The idea that advanced technology could be used to help manage basic human emotions is understandably controversial. The primes (Walter is only the first of multiple primes in the film) effectively alleviate pain. But, in doing so, are they also somehow diminishing the love the loss of which was the cause of the pain in the first place? If you could only remember the happy times, would you want to?
Similar questions are posed in the much lauded episode of Netflix’s Black Mirror, which won two Emmy awards last week. San Junipero, from the third season of the popular series, takes its name from a colorful 1980s California town.
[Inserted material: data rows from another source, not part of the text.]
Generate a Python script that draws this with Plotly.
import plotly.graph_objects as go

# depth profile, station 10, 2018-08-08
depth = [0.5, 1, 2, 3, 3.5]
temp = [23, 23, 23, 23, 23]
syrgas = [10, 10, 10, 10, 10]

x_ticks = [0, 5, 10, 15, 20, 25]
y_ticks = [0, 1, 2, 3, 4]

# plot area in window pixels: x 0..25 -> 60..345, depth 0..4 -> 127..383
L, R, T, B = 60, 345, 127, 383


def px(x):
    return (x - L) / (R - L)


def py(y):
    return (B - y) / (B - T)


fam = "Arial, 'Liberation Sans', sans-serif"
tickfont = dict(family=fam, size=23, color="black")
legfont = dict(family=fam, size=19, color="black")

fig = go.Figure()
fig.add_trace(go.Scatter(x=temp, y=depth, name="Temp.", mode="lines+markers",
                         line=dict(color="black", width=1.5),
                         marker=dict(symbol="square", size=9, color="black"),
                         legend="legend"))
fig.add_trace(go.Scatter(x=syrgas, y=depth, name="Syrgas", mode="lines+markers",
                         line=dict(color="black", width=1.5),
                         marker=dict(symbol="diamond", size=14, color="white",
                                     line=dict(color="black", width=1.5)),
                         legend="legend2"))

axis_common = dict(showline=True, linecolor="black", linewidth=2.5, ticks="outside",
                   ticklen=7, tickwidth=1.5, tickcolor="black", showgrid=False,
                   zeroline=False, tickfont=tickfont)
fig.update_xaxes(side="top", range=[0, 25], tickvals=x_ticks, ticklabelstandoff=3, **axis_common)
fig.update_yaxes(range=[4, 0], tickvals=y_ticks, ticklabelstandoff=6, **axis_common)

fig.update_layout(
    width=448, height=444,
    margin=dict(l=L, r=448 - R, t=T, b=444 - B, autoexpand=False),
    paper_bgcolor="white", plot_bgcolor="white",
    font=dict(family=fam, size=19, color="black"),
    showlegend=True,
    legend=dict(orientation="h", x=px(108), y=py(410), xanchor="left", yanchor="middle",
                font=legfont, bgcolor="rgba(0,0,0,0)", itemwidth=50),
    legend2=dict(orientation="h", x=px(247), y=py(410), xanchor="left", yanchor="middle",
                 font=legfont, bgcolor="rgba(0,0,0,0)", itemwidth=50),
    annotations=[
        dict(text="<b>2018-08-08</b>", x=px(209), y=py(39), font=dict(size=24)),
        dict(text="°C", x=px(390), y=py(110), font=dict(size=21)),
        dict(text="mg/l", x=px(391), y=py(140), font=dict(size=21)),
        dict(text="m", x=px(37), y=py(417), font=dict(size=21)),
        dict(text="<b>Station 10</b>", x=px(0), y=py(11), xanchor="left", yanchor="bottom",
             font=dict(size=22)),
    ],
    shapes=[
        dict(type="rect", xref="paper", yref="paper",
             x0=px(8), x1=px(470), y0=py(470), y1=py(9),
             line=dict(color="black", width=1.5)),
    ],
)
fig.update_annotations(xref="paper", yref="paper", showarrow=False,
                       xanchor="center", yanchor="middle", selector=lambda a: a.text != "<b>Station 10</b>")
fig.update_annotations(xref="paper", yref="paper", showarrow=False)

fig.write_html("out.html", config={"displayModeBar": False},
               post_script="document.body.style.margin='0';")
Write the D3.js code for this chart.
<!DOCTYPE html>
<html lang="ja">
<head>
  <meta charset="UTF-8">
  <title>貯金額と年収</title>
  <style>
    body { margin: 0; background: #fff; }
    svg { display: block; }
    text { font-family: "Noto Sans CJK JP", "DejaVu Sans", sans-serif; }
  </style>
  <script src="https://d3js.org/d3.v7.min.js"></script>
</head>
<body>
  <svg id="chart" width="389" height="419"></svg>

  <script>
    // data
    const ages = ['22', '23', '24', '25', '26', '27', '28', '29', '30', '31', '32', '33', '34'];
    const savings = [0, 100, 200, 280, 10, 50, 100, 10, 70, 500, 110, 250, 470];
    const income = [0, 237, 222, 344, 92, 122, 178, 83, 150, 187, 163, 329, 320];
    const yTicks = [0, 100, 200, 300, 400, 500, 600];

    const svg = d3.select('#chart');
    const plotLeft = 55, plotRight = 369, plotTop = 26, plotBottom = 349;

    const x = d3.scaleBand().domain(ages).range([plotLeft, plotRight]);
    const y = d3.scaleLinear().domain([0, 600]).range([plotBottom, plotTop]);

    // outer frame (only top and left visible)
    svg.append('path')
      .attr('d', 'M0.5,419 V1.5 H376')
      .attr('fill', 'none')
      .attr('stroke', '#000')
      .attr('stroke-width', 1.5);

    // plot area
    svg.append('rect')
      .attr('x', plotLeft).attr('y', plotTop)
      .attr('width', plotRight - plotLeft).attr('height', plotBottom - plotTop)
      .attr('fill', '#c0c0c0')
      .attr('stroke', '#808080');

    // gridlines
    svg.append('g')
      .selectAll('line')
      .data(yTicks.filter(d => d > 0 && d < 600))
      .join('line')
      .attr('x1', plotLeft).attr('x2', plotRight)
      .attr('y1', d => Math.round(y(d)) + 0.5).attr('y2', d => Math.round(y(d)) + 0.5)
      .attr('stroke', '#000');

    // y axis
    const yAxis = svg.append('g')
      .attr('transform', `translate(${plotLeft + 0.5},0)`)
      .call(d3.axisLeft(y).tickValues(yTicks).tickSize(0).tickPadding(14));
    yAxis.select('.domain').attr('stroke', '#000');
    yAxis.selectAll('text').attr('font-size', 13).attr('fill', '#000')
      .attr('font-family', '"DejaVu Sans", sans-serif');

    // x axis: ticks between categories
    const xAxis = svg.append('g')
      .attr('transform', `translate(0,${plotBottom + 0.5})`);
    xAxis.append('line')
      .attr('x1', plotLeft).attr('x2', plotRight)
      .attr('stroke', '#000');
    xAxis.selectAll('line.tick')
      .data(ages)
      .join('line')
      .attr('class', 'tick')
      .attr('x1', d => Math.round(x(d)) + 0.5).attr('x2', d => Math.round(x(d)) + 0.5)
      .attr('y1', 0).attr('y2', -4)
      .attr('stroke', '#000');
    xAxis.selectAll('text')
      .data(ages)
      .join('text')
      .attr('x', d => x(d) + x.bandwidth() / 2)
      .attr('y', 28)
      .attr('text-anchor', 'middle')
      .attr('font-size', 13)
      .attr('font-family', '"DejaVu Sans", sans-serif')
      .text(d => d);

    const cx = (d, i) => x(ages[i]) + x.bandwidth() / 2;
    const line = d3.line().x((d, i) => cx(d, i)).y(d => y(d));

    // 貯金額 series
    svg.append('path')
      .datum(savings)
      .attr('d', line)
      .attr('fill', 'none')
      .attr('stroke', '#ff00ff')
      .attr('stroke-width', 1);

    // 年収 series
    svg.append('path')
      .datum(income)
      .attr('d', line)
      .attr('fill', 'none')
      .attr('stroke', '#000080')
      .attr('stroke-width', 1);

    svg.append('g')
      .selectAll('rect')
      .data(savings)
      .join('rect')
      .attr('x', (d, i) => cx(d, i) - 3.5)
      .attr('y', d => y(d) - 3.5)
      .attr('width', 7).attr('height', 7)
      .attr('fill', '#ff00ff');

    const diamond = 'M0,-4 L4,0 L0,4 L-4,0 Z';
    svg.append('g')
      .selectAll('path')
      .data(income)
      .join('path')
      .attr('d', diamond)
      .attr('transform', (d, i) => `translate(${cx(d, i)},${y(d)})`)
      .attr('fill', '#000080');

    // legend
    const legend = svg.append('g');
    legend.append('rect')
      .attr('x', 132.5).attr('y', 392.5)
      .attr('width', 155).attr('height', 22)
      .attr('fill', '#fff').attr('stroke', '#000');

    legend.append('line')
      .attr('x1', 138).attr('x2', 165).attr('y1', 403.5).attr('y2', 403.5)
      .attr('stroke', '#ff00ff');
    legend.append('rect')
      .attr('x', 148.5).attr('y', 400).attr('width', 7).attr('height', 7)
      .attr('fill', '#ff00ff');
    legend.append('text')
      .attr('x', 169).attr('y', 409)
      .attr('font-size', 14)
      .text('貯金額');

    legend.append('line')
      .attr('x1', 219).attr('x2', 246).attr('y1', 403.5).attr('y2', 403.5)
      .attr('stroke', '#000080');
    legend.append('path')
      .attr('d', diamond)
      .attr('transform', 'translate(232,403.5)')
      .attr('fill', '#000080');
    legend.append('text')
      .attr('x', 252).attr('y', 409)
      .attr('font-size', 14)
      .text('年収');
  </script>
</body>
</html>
Two women, timid Yorkie (Mackenzie Davis) and extrovert Kelly (Gugu Mbatha-Raw) meet and fall in love. Their relationship spans decades, but they don’t age (Black Mirror has been described as digital age’s Twilight Zone).
If you are interested in watching San Junipero (I highly recommend it), skip the next paragraph.
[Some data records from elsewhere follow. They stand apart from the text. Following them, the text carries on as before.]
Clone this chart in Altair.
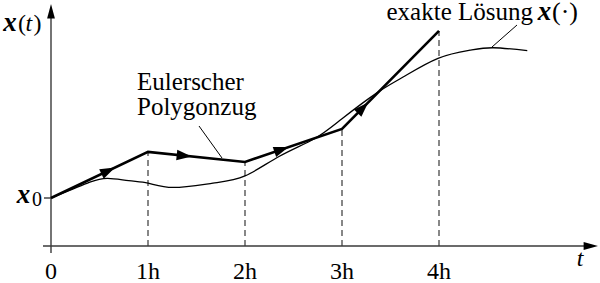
import math
import altair as alt
import pandas as pd

# ---------------- data ----------------
steps = [0, 1, 2, 3, 4]                       # t = k*h
step_labels = ["0", "1h", "2h", "3h", "4h"]
euler_y = [1.0, 1.96, 1.75, 2.44, 4.48]        # Euler polygon values (x0 = 1)
exact_t = [0, 0.23, 0.40, 0.58, 0.80, 1.0, 1.26, 1.67, 2.0, 2.36, 2.72,
           3.0, 3.36, 3.63, 3.99, 4.32, 4.56, 4.91]
exact_y = [1.0, 1.19, 1.33, 1.41, 1.36, 1.31, 1.22, 1.31, 1.46, 1.875, 2.24,
           2.65, 3.19, 3.52, 3.91, 4.08, 4.13, 4.07]
arrow_frac = [0.66, 0.45, 0.45, 0.27]         # where the arrowheads sit on each step

# ---------------- layout (pixel frame of the 600x283 page) ----------------
W, H = 600, 283
PX_T, PX_Y = 97.0, 48.0
X0_PX, Y0_PX = 51.0, 246.0
FONT = "Liberation Serif"


def T(px):
    return (px - X0_PX) / PX_T


def Y(py):
    return (Y0_PX - py) / PX_Y


xs = alt.Scale(domain=[T(0), T(W)], nice=False, zero=False)
ys = alt.Scale(domain=[Y(H), Y(0)], nice=False, zero=False)


def X_(f="t"):
    return alt.X(f"{f}:Q", scale=xs, axis=None)


def Y_(f="y"):
    return alt.Y(f"{f}:Q", scale=ys, axis=None)


def segs(rows, **mk):
    df = pd.DataFrame(rows, columns=["t", "y", "t2", "y2"])
    return alt.Chart(df).mark_rule(**mk).encode(
        x=X_(), y=Y_(), x2="t2:Q", y2="y2:Q")


def texts(rows, font=FONT, **mk):
    df = pd.DataFrame(rows, columns=["t", "y", "label"])
    base = dict(font=font, color="black", baseline="alphabetic")
    base.update(mk)
    return alt.Chart(df).mark_text(**base).encode(x=X_(), y=Y_(), text="label:N")


AXIS_COLOR = "#3a3a3a"
ARROW = "M0,0L-2,-0.7L-2,0.7Z"
AX_ARROW = "M0,0L-2.4,-0.65L-2.4,0.65Z"

axes = segs([[T(43), 0, T(590), 0], [0, Y(253), 0, Y(12)]],
            color=AXIS_COLOR, strokeWidth=1.4)
x0_tick = segs([[T(44), euler_y[0], 0, euler_y[0]]], color=AXIS_COLOR, strokeWidth=1.4)
ax_heads = alt.Chart(pd.DataFrame({
    "t": [T(598), 0], "y": [0, Y(4)], "a": [0, 270]})).mark_point(
    shape=AX_ARROW, filled=True, color="black", opacity=1, size=144, strokeWidth=0
).encode(x=X_(), y=Y_(), angle=alt.Angle("a:Q", scale=None))

guides_df = pd.DataFrame({"t": steps[1:], "y": [0] * 4, "y2": euler_y[1:]})
guides = alt.Chart(guides_df).mark_rule(
    color="#555555", strokeWidth=1.4, strokeDash=[6, 4]
).encode(x=X_(), y=Y_(), y2="y2:Q")

exact = alt.Chart(pd.DataFrame({"t": exact_t, "y": exact_y})).mark_line(
    color="black", strokeWidth=1.3, interpolate="natural"
).encode(x=X_(), y=Y_())

poly = alt.Chart(pd.DataFrame({"t": steps, "y": euler_y})).mark_line(
    color="black", strokeWidth=2.6, strokeJoin="miter"
).encode(x=X_(), y=Y_())

ar_rows = []
for k, f in enumerate(arrow_frac):
    t = steps[k] + f * (steps[k + 1] - steps[k])
    yv = euler_y[k] + f * (euler_y[k + 1] - euler_y[k])
    dx = (steps[k + 1] - steps[k]) * PX_T
    dy = (euler_y[k + 1] - euler_y[k]) * PX_Y
    ang = (-math.degrees(math.atan2(dy, dx))) % 360
    ar_rows.append({"t": t, "y": yv, "a": ang})
arrows = alt.Chart(pd.DataFrame(ar_rows)).mark_point(
    shape=ARROW, filled=True, color="black", opacity=1, size=225, strokeWidth=0
).encode(x=X_(), y=Y_(), angle=alt.Angle("a:Q", scale=None))

leaders = segs([[T(199), Y(126), T(222), Y(158)],
                [T(517), Y(25), T(492), Y(47)]], color="black", strokeWidth=1)

tick_txt = texts([[s, Y(279), lab] for s, lab in zip(steps, step_labels)],
                 align="center", fontSize=24)
euler_txt = texts([[T(137), Y(90), "Eulerscher"],
                   [T(137), Y(115), "Polygonzug"]], align="left", fontSize=25)
dot_txt = texts([[T(552), Y(20), "(·)"]], align="left", fontSize=26)
paren = texts([[T(18), Y(31), "("], [T(33.5), Y(31), ")"]], align="left", fontSize=24)
normal_right = texts([[T(533), Y(20), "exakte Lösung"]], align="right", fontSize=25)
sub0 = texts([[T(32), Y(206), "0"]], align="left", fontSize=20)
bold_x = texts([[T(10), Y(31), "x"], [T(23.5), Y(203), "x"], [T(544.5), Y(20), "x"]],
               align="center", fontSize=27, fontStyle="italic", fontWeight="bold")
ital = texts([[T(25.5), Y(31), "t"]], align="left", fontSize=24, fontStyle="italic")
ital_t = texts([[T(580), Y(266), "t"]], align="center", fontSize=24, fontStyle="italic")

chart = alt.layer(
    guides, axes, x0_tick, ax_heads, exact, poly, arrows, leaders,
    tick_txt, euler_txt, dot_txt, paren, normal_right, sub0, bold_x, ital, ital_t
).properties(
    width=W, height=H, padding=0, autosize=alt.AutoSizeParams(type="none"),
    background="white"
).configure_view(strokeWidth=0)

chart.save("out.html", embed_options={"renderer": "svg", "actions": False})
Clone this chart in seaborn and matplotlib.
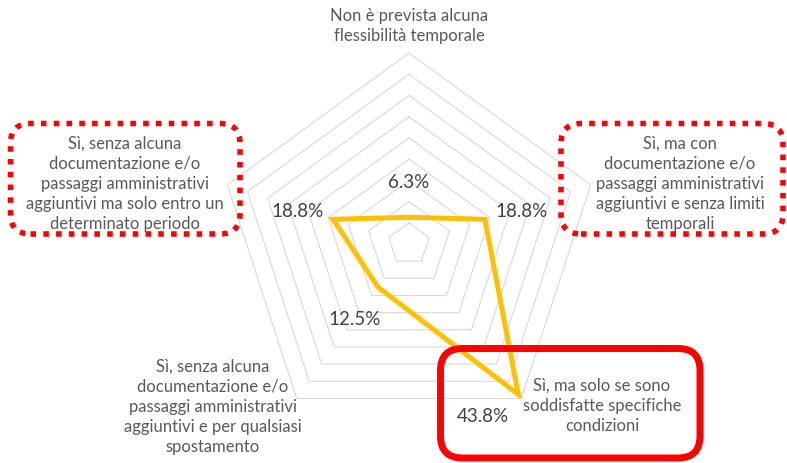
import numpy as np
import pandas as pd
import matplotlib
matplotlib.use("Agg")
import matplotlib.pyplot as plt
from matplotlib.patches import FancyBboxPatch
from matplotlib.transforms import IdentityTransform
import seaborn as sns

# Survey answers (clockwise from the top) and their shares in percent
categories = [
    "Non è prevista alcuna\nflessibilità temporale",
    "Sì, ma con\ndocumentazione e/o\npassaggi amministrativi\naggiuntivi e senza limiti\ntemporali",
    "Sì, ma solo se sono\nsoddisfatte specifiche\ncondizioni",
    "Sì, senza alcuna\ndocumentazione e/o\npassaggi amministrativi\naggiuntivi e per qualsiasi\nspostamento",
    "Sì, senza alcuna\ndocumentazione e/o\npassaggi amministrativi\naggiuntivi ma solo entro un\ndeterminato periodo",
]
values = [6.3, 18.8, 43.8, 12.5, 18.8]
value_labels = ["6.3%", "18.8%", "43.8%", "12.5%", "18.8%"]
ring_levels = [5, 10, 15, 20, 25, 30, 35, 40, 45]

W, H = 787, 464
sns.set_theme(style="white")
plt.rcParams["font.family"] = ["Lato", "DejaVu Sans"]

fig = plt.figure(figsize=(W / 100, H / 100), dpi=100)
fig.patch.set_facecolor("white")

# polar axes centred at (409, 245) px with a 191 px outer radius
cx, cy, R = 409, 245, 191
ax = fig.add_axes([(cx - R) / W, (H - cy - R) / H, 2 * R / W, 2 * R / H],
                  projection="polar")
ax.set_theta_zero_location("N")
ax.set_theta_direction(-1)
ax.set_ylim(0, ring_levels[-1])
ax.grid(False)
ax.set_xticks([])
ax.set_yticks([])
ax.spines["polar"].set_visible(False)
ax.patch.set_alpha(0)

n = len(values)
theta = np.linspace(0, 2 * np.pi, n, endpoint=False)
theta_closed = np.append(theta, 2 * np.pi)

# pentagon gridlines
for lvl in ring_levels:
    ax.plot(theta_closed, [lvl] * (n + 1), color="#D9D9D9", lw=0.8, zorder=1)

df = pd.DataFrame({"theta": theta_closed, "share": values + values[:1]})
sns.lineplot(data=df, x="theta", y="share", sort=False, estimator=None,
             color="#FFC000", lw=3.6, ax=ax, zorder=3)
for line in ax.lines[-1:]:
    line.set_solid_joinstyle("miter")
ax.set_xlabel("")
ax.set_ylabel("")

# value labels offset from their points (pixels)
offsets = [(0, 36), (37, 9), (-35, -21), (-23, -32), (-36, 9)]
for t, v, lab, off in zip(theta, values, value_labels, offsets):
    ax.annotate(lab, (t, v), xytext=off, textcoords="offset pixels",
                ha="center", va="center", fontsize=13.5, color="#404040",
                zorder=5)

# category labels placed around the chart (pixel coordinates)
cat_pos = [(409, 26), (680, 184), (602, 406), (213, 407), (125, 184)]
for lab, (x, y) in zip(categories, cat_pos):
    fig.text(x / W, 1 - y / H, lab, ha="center", va="center",
             fontsize=12, color="#595959", linespacing=1.32)

# highlight frames around three answers
def frame(x0, y0, x1, y1, dotted, lw, rad):
    p = FancyBboxPatch((x0, H - y1), x1 - x0, y1 - y0,
                       boxstyle=f"round,pad=0,rounding_size={rad}",
                       transform=IdentityTransform(), fill=False,
                       edgecolor="#FF0000", lw=lw,
                       linestyle=(0, (1, 1.3)) if dotted else "-",
                       capstyle="butt", zorder=10)
    fig.add_artist(p)

frame(10.5, 124.5, 240, 235, True, 4.0, 20)
frame(561, 124.5, 783, 235, True, 4.0, 20)
frame(440.5, 349.5, 700, 459, False, 5.0, 22)

fig.savefig("out.png", dpi=100, facecolor="white")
Eventually, we realize that San Junipero is a virtual reality, or an elaborate form of “nostalgia therapy.” In the real world, both women are elderly. Yorkie is a quadriplegic; Kelly is dying. They decide to “pass over;” their bodies die but their consciousness is captured and uploaded to a vast computer so they can “live” in San Junipero together forever. The unlikely happy ever after is punctuated by The Gogos’ Belinda Carlisle singing, “Ooh, heaven is a place on Earth.”
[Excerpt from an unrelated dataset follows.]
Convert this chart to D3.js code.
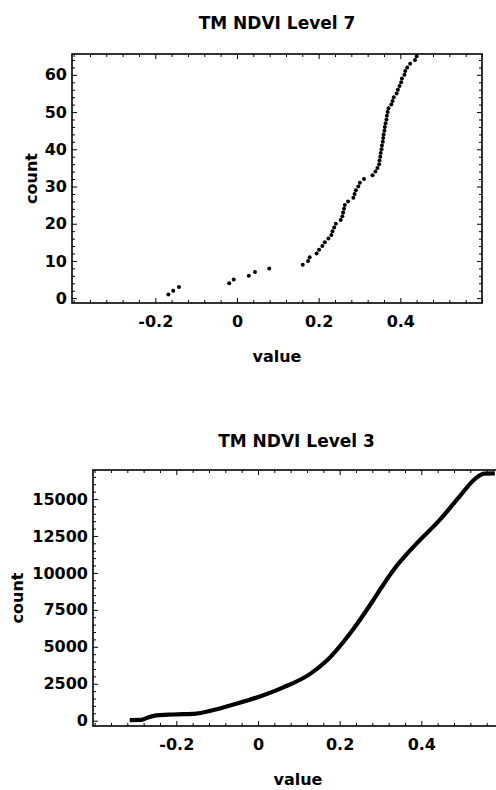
<!DOCTYPE html>
<html>
<head>
<meta charset="utf-8">
<script src="https://cdn.jsdelivr.net/npm/d3@7"></script>
<style>
  body { margin: 0; background: #fff; }
  text { font-family: "DejaVu Sans", sans-serif; font-weight: bold; fill: #000; }
</style>
</head>
<body>
<script>
// ---- data: TM NDVI Level 7 (cumulative count of sorted values)
const level7Values = [-0.168, -0.156, -0.142, -0.019, -0.008, 0.029, 0.044, 0.079, 0.161, 0.174,
  0.178, 0.195, 0.201, 0.209, 0.215, 0.224, 0.231, 0.234, 0.238, 0.242,
  0.254, 0.258, 0.260, 0.262, 0.264, 0.272, 0.285, 0.288, 0.291, 0.297,
  0.301, 0.311, 0.332, 0.339, 0.344, 0.348, 0.349, 0.351, 0.352, 0.354,
  0.355, 0.357, 0.358, 0.359, 0.361, 0.362, 0.364, 0.366, 0.367, 0.369,
  0.371, 0.378, 0.381, 0.384, 0.391, 0.394, 0.398, 0.402, 0.404, 0.410,
  0.412, 0.417, 0.424, 0.436, 0.440];
const level7Counts = [1, 2, 3, 4, 5, 6, 7, 8, 9, 10, 11, 12, 13, 14, 15, 16, 17, 18, 19, 20,
  21, 22, 23, 24, 25, 26, 27, 28, 29, 30, 31, 32, 33, 34, 35, 36, 37, 38, 39, 40,
  41, 42, 43, 44, 45, 46, 47, 48, 49, 50, 51, 52, 53, 54, 55, 56, 57, 58, 59, 60,
  61, 62, 63, 64, 65];

// ---- data: TM NDVI Level 3 (cumulative curve)
const level3Values = [-0.314, -0.286, -0.271, -0.255, -0.207, -0.151, -0.109, -0.060, 0.005,
  0.062, 0.127, 0.168, 0.224, 0.281, 0.308, 0.336, 0.362, 0.387, 0.444, 0.493, 0.533, 0.554, 0.580];
const level3Counts = [40, 50, 200, 330, 420, 480, 720, 1090, 1640,
  2250, 3150, 4050, 5850, 8100, 9250, 10350, 11200, 11950, 13550, 15150, 16400, 16720, 16740];

// ---- ticks
const xMajor = [-0.2, 0, 0.2, 0.4];
const xMinor = [-0.4, -0.36, -0.32, -0.28, -0.24, -0.16, -0.12, -0.08, -0.04, 0.04, 0.08, 0.12, 0.16,
  0.24, 0.28, 0.32, 0.36, 0.44, 0.48, 0.52, 0.56, 0.6];
const y7Major = [0, 10, 20, 30, 40, 50, 60];
const y7Minor = [2, 4, 6, 8, 12, 14, 16, 18, 22, 24, 26, 28, 32, 34, 36, 38, 42, 44, 46, 48,
  52, 54, 56, 58, 62, 64];
const y3Major = [0, 2500, 5000, 7500, 10000, 12500, 15000];
const y3Minor = [500, 1000, 1500, 2000, 3000, 3500, 4000, 4500, 5500, 6000, 6500, 7000,
  8000, 8500, 9000, 9500, 10500, 11000, 11500, 12000, 13000, 13500, 14000, 14500, 15500, 16000, 16500];

const width = 496, height = 790;
const svg = d3.select("body").append("svg")
  .attr("width", width).attr("height", height)
  .style("display", "block");
svg.append("rect").attr("width", width).attr("height", height).attr("fill", "#fff");

const fmtX = d => d === 0 ? "0" : d3.format(".1f")(d).replace("−", "-");

function framePanel(cfg) {
  const {x, y, title, titleY, yMajor, yMinor, countX} = cfg;
  const [l, r] = x.range();
  const [b, t] = y.range();
  const g = svg.append("g");

  // inward ticks on all four sides
  const bottom = g.append("g").attr("transform", `translate(0,${b})`);
  bottom.call(d3.axisBottom(x).tickValues(xMinor).tickSize(-3).tickFormat(""));
  bottom.append("g").call(d3.axisBottom(x).tickValues(xMajor).tickSize(-5).tickPadding(13).tickFormat(fmtX));
  const top = g.append("g").attr("transform", `translate(0,${t})`);
  top.call(d3.axisTop(x).tickValues(xMinor).tickSize(-3).tickFormat(""));
  top.append("g").call(d3.axisTop(x).tickValues(xMajor).tickSize(-5).tickFormat(""));
  const left = g.append("g").attr("transform", `translate(${l},0)`);
  left.call(d3.axisLeft(y).tickValues(yMinor).tickSize(-3).tickFormat(""));
  left.append("g").call(d3.axisLeft(y).tickValues(yMajor).tickSize(-5).tickPadding(5).tickFormat(d3.format("d")));
  const right = g.append("g").attr("transform", `translate(${r},0)`);
  right.call(d3.axisRight(y).tickValues(yMinor).tickSize(-3).tickFormat(""));
  right.append("g").call(d3.axisRight(y).tickValues(yMajor).tickSize(-5).tickFormat(""));

  g.selectAll(".domain").remove();
  g.selectAll(".tick line").attr("stroke", "#000").attr("stroke-width", 1);
  g.selectAll(".tick text")
    .style("font-family", '"DejaVu Sans", sans-serif')
    .style("font-weight", "bold")
    .style("font-size", "16px")
    .attr("fill", "#000");

  g.append("rect")
    .attr("x", l).attr("y", t)
    .attr("width", r - l).attr("height", b - t)
    .attr("fill", "none").attr("stroke", "#000").attr("stroke-width", 1.6);

  g.append("text")
    .attr("x", (l + Math.min(r, width)) / 2 + (r > width ? 2 : 0))
    .attr("y", titleY)
    .attr("text-anchor", "middle")
    .style("font-size", "17px")
    .text(title);

  g.append("text")
    .attr("x", (l + r) / 2)
    .attr("y", b + 59)
    .attr("text-anchor", "middle")
    .style("font-size", "16px")
    .text("value");

  g.append("text")
    .attr("transform", `translate(${countX},${(t + b) / 2}) rotate(-90)`)
    .attr("text-anchor", "middle")
    .style("font-size", "16px")
    .text("count");
}

// ---- top panel
const x7 = d3.scaleLinear().domain([-0.404, 0.6]).range([72, 482]);
const y7 = d3.scaleLinear().domain([-1.3, 65.6]).range([303, 54]);
framePanel({x: x7, y: y7, title: "TM NDVI Level 7", titleY: 29, yMajor: y7Major, yMinor: y7Minor, countX: 37});

svg.append("g").selectAll("circle")
  .data(level7Values.map((v, i) => ({v, c: level7Counts[i]})))
  .join("circle")
  .attr("cx", d => x7(d.v))
  .attr("cy", d => y7(d.c))
  .attr("r", 2)
  .attr("fill", "#000");

// ---- bottom panel
const x3 = d3.scaleLinear().domain([-0.404, 0.6]).range([93, 503]);
const y3 = d3.scaleLinear().domain([-359, 16962]).range([726, 470]);
framePanel({x: x3, y: y3, title: "TM NDVI Level 3", titleY: 447, yMajor: y3Major, yMinor: y3Minor, countX: 23});

const line3 = d3.line()
  .x((d, i) => x3(level3Values[i]))
  .y(d => y3(d))
  .curve(d3.curveMonotoneX);

svg.append("path")
  .datum(level3Counts)
  .attr("fill", "none")
  .attr("stroke", "#000")
  .attr("stroke-width", 4.2)
  .attr("stroke-linejoin", "round")
  .attr("d", line3);
</script>
</body>
</html>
Alas (or fortunately, depending on how you look at it) neither primes nor San Junipero exists quite yet. But, the technology is not that far-fetched. Until then, we do have options about our digital afterlife. Facebook offers choices to its deceased members (of course, those members have to make their choice before they’re actually deceased). You can have your profile deleted completely. You can have it “memorialized;” it remains as a “Remembering” page but is inactive. Or, you can appoint someone to be your after-death custodian or “legacy contact.”
Meanwhile, another site has been developed specifically to serve those who have already died. DeadSocial (that’s the real name I’m afraid) allows members to create a “digital legacy.” They can pre-post and schedule good-bye messages, birthday greetings, love notes, reminders. Then, their executor activates the account upon the member’s death. As Dr. Mark Taubert, a British expert in end-of-life planning, recently explained, this twenty-first century concept has a practical side. “What if one family member, after your death, insists that your Facebook profile is deleted, and another wants it to be memorialized into perpetuity?” he asked. “If you haven’t expressed a prior opinion, you won’t get a say.”
Having a say about what happens to our online selves after we die may not seem important to us. But, it may become a very significant thing for our children and grandchildren, who live so much of their lives online. In their futures, digital legacies may be as common as last wills and testaments. At the rate we’re going, comfort avatars and nostalgia therapy won’t be science fiction.
As Marjorie says, “The future will be here soon enough. Might as well get friendly with it.”